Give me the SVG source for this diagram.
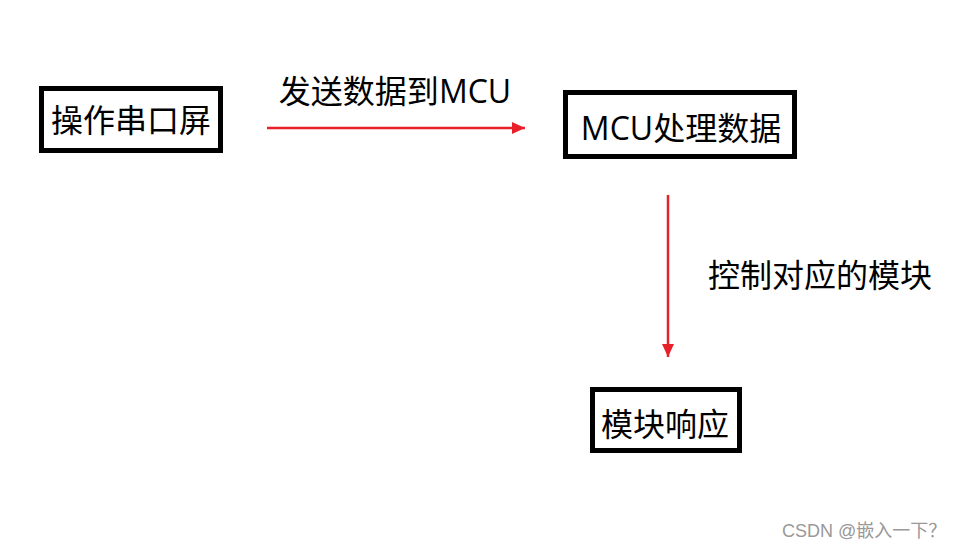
<svg xmlns="http://www.w3.org/2000/svg" width="962" height="553" viewBox="0 0 962 553">
<style>
.box{fill:#fff;stroke:#000;stroke-width:5}
.t{font-family:"Microsoft YaHei","Noto Sans CJK SC","Noto Sans",sans-serif;font-size:32px;fill:#000}
.lat{font-family:"Open Sans","Noto Sans",sans-serif}
.c{stroke:#e8202a;stroke-width:2.5;fill:none}
.wm{font-family:"Liberation Sans","Noto Sans CJK SC",sans-serif;font-size:18px;fill:#999}
</style>
<defs>
<marker id="ah" markerWidth="13" markerHeight="12" refX="13" refY="6" orient="auto" markerUnits="userSpaceOnUse">
<path d="M0,0 L13,6 L0,12 Z" fill="#e8202a"/>
</marker>
</defs>
<rect width="962" height="553" fill="#fff"/>
<g id="node-screen">
<rect class="box" x="41.5" y="88.5" width="179" height="62"/>
<text class="t" x="131" y="132" text-anchor="middle">操作串口屏</text>
</g>
<g id="node-mcu">
<rect class="box" x="565.5" y="92.5" width="229" height="64"/>
<text class="t" x="681" y="140" text-anchor="middle"><tspan class="lat">MCU</tspan>处理数据</text>
</g>
<g id="node-module">
<rect class="box" x="592.5" y="389.5" width="147" height="61"/>
<text class="t" x="665" y="436" text-anchor="middle">模块响应</text>
</g>
<g id="connectors">
<line class="c" x1="267" y1="128" x2="525" y2="128" marker-end="url(#ah)"/>
<text class="t" x="395" y="103" text-anchor="middle">发送数据到<tspan class="lat">MCU</tspan></text>
<line class="c" x1="668" y1="195" x2="668" y2="357" marker-end="url(#ah)"/>
<text class="t" x="820" y="287" text-anchor="middle">控制对应的模块</text>
</g>
<text class="wm" x="782" y="537">CSDN @嵌入一下？</text>
</svg>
☆ ☆ ☆
**Goal of the exercise:** Give the data again exactly as written, with all pictures left out.

**Exercise response:**
Give me the SVG source for this diagram.
<svg xmlns="http://www.w3.org/2000/svg" width="962" height="553" viewBox="0 0 962 553">
<style>
.box{fill:#fff;stroke:#000;stroke-width:5}
.t{font-family:"Microsoft YaHei","Noto Sans CJK SC","Noto Sans",sans-serif;font-size:32px;fill:#000}
.lat{font-family:"Open Sans","Noto Sans",sans-serif}
.c{stroke:#e8202a;stroke-width:2.5;fill:none}
.wm{font-family:"Liberation Sans","Noto Sans CJK SC",sans-serif;font-size:18px;fill:#999}
</style>
<defs>
<marker id="ah" markerWidth="13" markerHeight="12" refX="13" refY="6" orient="auto" markerUnits="userSpaceOnUse">
<path d="M0,0 L13,6 L0,12 Z" fill="#e8202a"/>
</marker>
</defs>
<rect width="962" height="553" fill="#fff"/>
<g id="node-screen">
<rect class="box" x="41.5" y="88.5" width="179" height="62"/>
<text class="t" x="131" y="132" text-anchor="middle">操作串口屏</text>
</g>
<g id="node-mcu">
<rect class="box" x="565.5" y="92.5" width="229" height="64"/>
<text class="t" x="681" y="140" text-anchor="middle"><tspan class="lat">MCU</tspan>处理数据</text>
</g>
<g id="node-module">
<rect class="box" x="592.5" y="389.5" width="147" height="61"/>
<text class="t" x="665" y="436" text-anchor="middle">模块响应</text>
</g>
<g id="connectors">
<line class="c" x1="267" y1="128" x2="525" y2="128" marker-end="url(#ah)"/>
<text class="t" x="395" y="103" text-anchor="middle">发送数据到<tspan class="lat">MCU</tspan></text>
<line class="c" x1="668" y1="195" x2="668" y2="357" marker-end="url(#ah)"/>
<text class="t" x="820" y="287" text-anchor="middle">控制对应的模块</text>
</g>
<text class="wm" x="782" y="537">CSDN @嵌入一下？</text>
</svg>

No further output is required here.